The discussion centered on the value and psychology of luxury purchases, misconceptions about wealth milestones, generational differences in financial expectations, and the importance of focusing on value creation and cash flow over status.
Key points included the pitfalls of status-driven spending, the diminishing returns of money on happiness, and the argument for prioritizing value creation in one’s primary pursuit over splitting energy into side hustles.
No specific decisions, action items, or attendee names were referenced.
Action Items
(None noted)
Luxury Goods, Branding, and Status Signaling
Buying above basic utility in categories like clothing or furniture mostly pays for brand prestige, not increased quality.
Major "ripoff" brands are those whose value is predominantly in status signaling through visible logos, exploiting consumer insecurity.
Status-based purchases often do not bring the admiration buyers hope for; others care less about possessions than assumed.
A recommended test before luxury purchases is to ask: "Would I buy this if I couldn’t show anyone?"

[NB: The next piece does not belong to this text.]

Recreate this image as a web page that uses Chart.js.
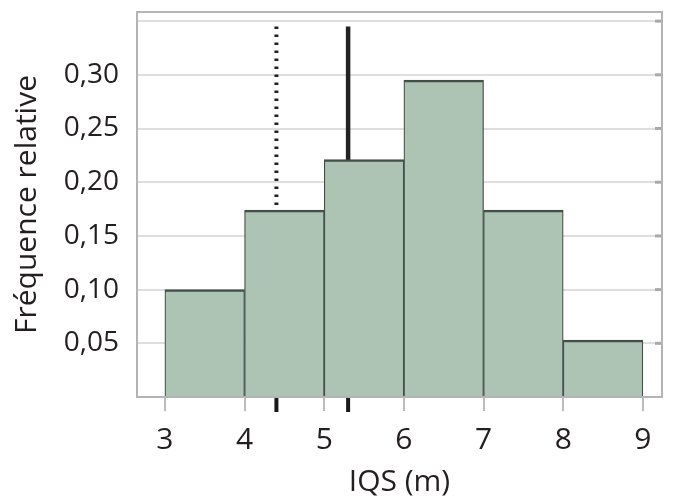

Misconceptions About Money and Happiness
Early on, increases in income reliably improve happiness, but above a certain level, more money yields less additional happiness.
Many chase "just a little more" wealth, failing to adjust expectations as circumstances change, leading to dissatisfaction even at high income levels.
Generational Money Mindsets
Gen Z is shown to have much higher financial expectations for what it means to "make it" (e.g., $600,000/year vs. $200,000 for previous generations).
Broader economic factors (inflation, housing) and social media contribute to inflated expectations and sometimes unrealistic goals.
There is a common misconception about earning large sums quickly, often not aligned with value creation for others.
Principles of Wealth Creation and Overrated Milestones
True wealth accumulation is based on creating value for others—problem identification, solutions, scaling.
Wealth milestones like "having a million dollars" are overrated; the difference between $800,000 and $1,000,000 is mostly psychological, not impactful.
Social and marketing constructs (e.g., diamond sizes) create artificial thresholds that drive unnecessary spending for perceived status.
Cash Flow vs. Net Worth and Investment Strategy
Regular cash flow is more important than simply having a high net worth; financial security hinges on sustainable income streams.
Investment decisions should balance building a nest egg with developing valuable skills or increasing income.
The highest-priority financial move is establishing an emergency fund (6–12 months’ expenses), providing stability and flexibility for opportunities.
Side Hustles vs. Focused Value Creation
Many "invest in yourself" or side hustle narratives distract from increasing value in one’s main job or business.
Side hustles involve speculative effort and opportunity cost; most people would gain more by focusing energy on excelling in their primary role unless the new pursuit is a deep passion.
Doubling down on creating value in one’s primary occupation often yields better returns than starting speculative side ventures.